▶ [Exercise task]: Copy each line where the word "matplotlib" occurs.
■ ■ ■ ■ ■
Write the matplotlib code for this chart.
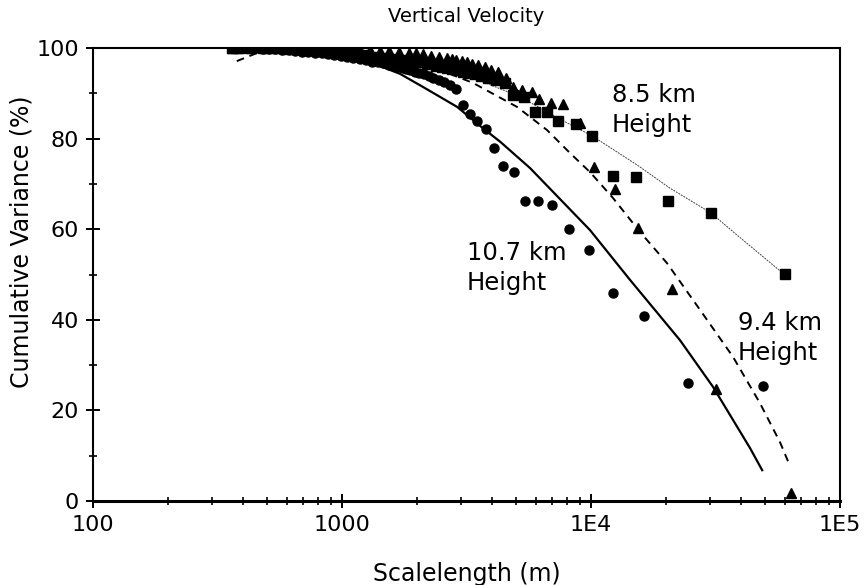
import numpy as np
import matplotlib as mpl
import matplotlib.pyplot as plt
from matplotlib.ticker import FixedLocator, NullFormatter

mpl.rcParams.update({
    "font.family": "DejaVu Sans",
    "font.size": 16,
})

# ----------------------------
# Measured cumulative variance, vertical velocity
# ----------------------------
# 10.7 km height (circles)
len_107 = [49000, 24500, 16300, 12250, 9800, 8170, 7000, 6130, 5440, 4900,
           4450, 4080, 3770, 3500, 3270, 3060, 2880, 2720, 2580, 2450,
           2330, 2230, 2130, 2040, 1960, 1880, 1810, 1750, 1690, 1630,
           1540, 1460, 1390, 1320, 1250, 1180, 1110, 1050, 990, 930,
           880, 830, 780, 730, 690, 650, 610, 575, 540, 510,
           480, 450, 425, 400, 380, 360]
var_107 = [25.4, 26.0, 40.8, 45.9, 55.4, 60.0, 65.3, 66.2, 66.2, 72.6,
           74.0, 77.9, 82.1, 83.9, 85.4, 87.4, 91.0, 91.8, 92.4, 93.0,
           93.4, 93.8, 94.2, 94.5, 94.8, 95.1, 95.4, 95.6, 95.8, 96.0,
           96.3, 96.6, 96.8, 97.0, 97.3, 97.5, 97.8, 98.0, 98.2, 98.4,
           98.6, 98.8, 98.9, 99.1, 99.2, 99.3, 99.5, 99.6, 99.7, 99.8,
           99.8, 99.9, 99.9, 100.0, 100.0, 100.0]

# 9.4 km height (triangles)
len_94 = [63500, 31800, 21100, 15500, 12500, 10300, 9000, 7700, 6900, 6200,
          5770, 5290, 4880, 4540, 4230, 3970, 3740, 3530, 3340, 3180,
          3020, 2880, 2760, 2640, 2450, 2270, 2120, 1980, 1850, 1700,
          1550, 1420, 1300, 1180, 1070, 970, 880, 790, 700, 620,
          550, 490, 430, 380, 360]
var_94 = [1.8, 24.7, 46.8, 60.3, 68.9, 73.7, 83.4, 87.6, 87.9, 88.7,
          90.3, 90.7, 91.4, 93.4, 94.7, 95.1, 95.8, 96.2, 96.5, 96.8,
          97.1, 97.3, 97.5, 97.7, 98.0, 98.3, 98.6, 98.8, 99.0, 99.2,
          99.3, 99.4, 99.5, 99.6, 99.7, 99.8, 99.9, 99.9, 100.0, 100.0,
          100.0, 100.0, 100.0, 100.0, 100.0]

# 8.5 km height (squares)
len_85 = [60100, 30300, 20300, 15200, 12200, 10100, 8700, 7400, 6650, 5950,
          5400, 4870, 4500, 4150, 3870, 3630, 3420, 3230, 3060, 2900,
          2760, 2630, 2510, 2390, 2200, 2040, 1890, 1760, 1650, 1500,
          1370, 1250, 1150, 1050, 960, 880, 800, 720, 650, 590,
          530, 480, 430, 390, 360]
var_85 = [50.1, 63.6, 66.2, 71.5, 71.7, 80.6, 83.2, 83.9, 85.9, 85.9,
          89.2, 89.6, 92.3, 92.9, 93.4, 93.8, 94.2, 94.5, 94.8, 95.1,
          95.3, 95.6, 95.8, 96.0, 96.4, 96.8, 97.1, 97.4, 97.6, 97.8,
          98.1, 98.4, 98.6, 98.8, 99.0, 99.2, 99.4, 99.6, 99.7, 99.8,
          99.9, 99.9, 100.0, 100.0, 100.0]

# ----------------------------
# Fitted curves
# ----------------------------
fit_len_107 = [361, 680, 1390, 1710, 2115, 2900, 3680, 4320, 5690, 9910,
               14350, 22770, 30900, 43500, 48700]
fit_var_107 = [100.0, 99.0, 96.2, 94.3, 91.4, 87.0, 82.3, 79.3, 73.5, 59.8,
               48.8, 35.5, 25.2, 11.7, 6.8]

fit_len_94 = [378, 456, 677, 1420, 2256, 3357, 5045, 6655, 8240, 9910,
              12250, 15730, 20200, 27400, 37200, 47700, 57400, 63000]
fit_var_94 = [97.1, 98.9, 99.8, 98.5, 96.0, 92.3, 87.0, 81.9, 76.8, 72.6,
              66.9, 59.4, 52.5, 42.2, 31.8, 21.6, 13.0, 7.7]

fit_len_85 = [360, 700, 1400, 2700, 5200, 7500, 10100, 15300, 20700, 30300,
              38600, 60100]
fit_var_85 = [100.0, 99.8, 98.6, 95.5, 89.2, 84.3, 80.6, 74.2, 69.1, 63.6,
              58.7, 49.9]

# ----------------------------
# Figure
# ----------------------------
fig = plt.figure(figsize=(8.65, 5.85), dpi=100)
ax = fig.add_axes([93 / 865, 84 / 585, 747 / 865, 453 / 585])

ax.plot(fit_len_107, fit_var_107, color="black", lw=1.6)
ax.plot(fit_len_94, fit_var_94, color="black", lw=1.4, ls=(0, (4, 3)))
ax.plot(fit_len_85, fit_var_85, color="#444444", lw=0.7, ls=(0, (2, 1)))

ax.plot(len_85, var_85, ls="none", marker="s", ms=6.5, color="black")
ax.plot(len_94, var_94, ls="none", marker="^", ms=7, color="black")
ax.plot(len_107, var_107, ls="none", marker="o", ms=6.5, color="black")

ax.set_xscale("log")
ax.set_xlim(100, 1e5)
ax.set_ylim(0, 100)

ax.xaxis.set_major_locator(FixedLocator([100, 1000, 1e4, 1e5]))
ax.set_xticklabels(["100", "1000", "1E4", "1E5"])
minor_x = [m * d for d in (100, 1000, 10000) for m in range(2, 10)]
ax.xaxis.set_minor_locator(FixedLocator(minor_x))
ax.xaxis.set_minor_formatter(NullFormatter())

ax.set_yticks([0, 20, 40, 60, 80, 100])
ax.yaxis.set_minor_locator(FixedLocator([10, 30, 50, 70, 90]))

ax.tick_params(which="major", direction="inout", length=10, width=1.4,
               labelsize=16, pad=5, top=False, right=False)
ax.tick_params(which="minor", direction="inout", length=6, width=1.2,
               top=False, right=False)

for side in ("left", "right", "top"):
    ax.spines[side].set_linewidth(1.5)
ax.spines["bottom"].set_linewidth(2.2)

ax.set_title("Vertical Velocity", fontsize=14, pad=19)
ax.set_xlabel("Scalelength (m)", fontsize=17, va="top")
ax.xaxis.set_label_coords(0.5, -0.134)
ax.set_ylabel("Cumulative Variance (%)", fontsize=17)
ax.yaxis.set_label_coords(-0.08, 0.572)

# curve labels
label_kw = dict(fontsize=17.5, linespacing=1.3, va="center", ha="left")
ax.text(12100, 86.3, "8.5 km\nHeight", **label_kw)
ax.text(3175, 51.5, "10.7 km\nHeight", **label_kw)
ax.text(38900, 36.0, "9.4 km\nHeight", **label_kw)

fig.savefig("out.png", dpi=100)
■ ■ ■ ■ ■
▶ [Solution to this task]:
Write the matplotlib code for this chart.
import matplotlib as mpl
import matplotlib.pyplot as plt
from matplotlib.ticker import FixedLocator, NullFormatter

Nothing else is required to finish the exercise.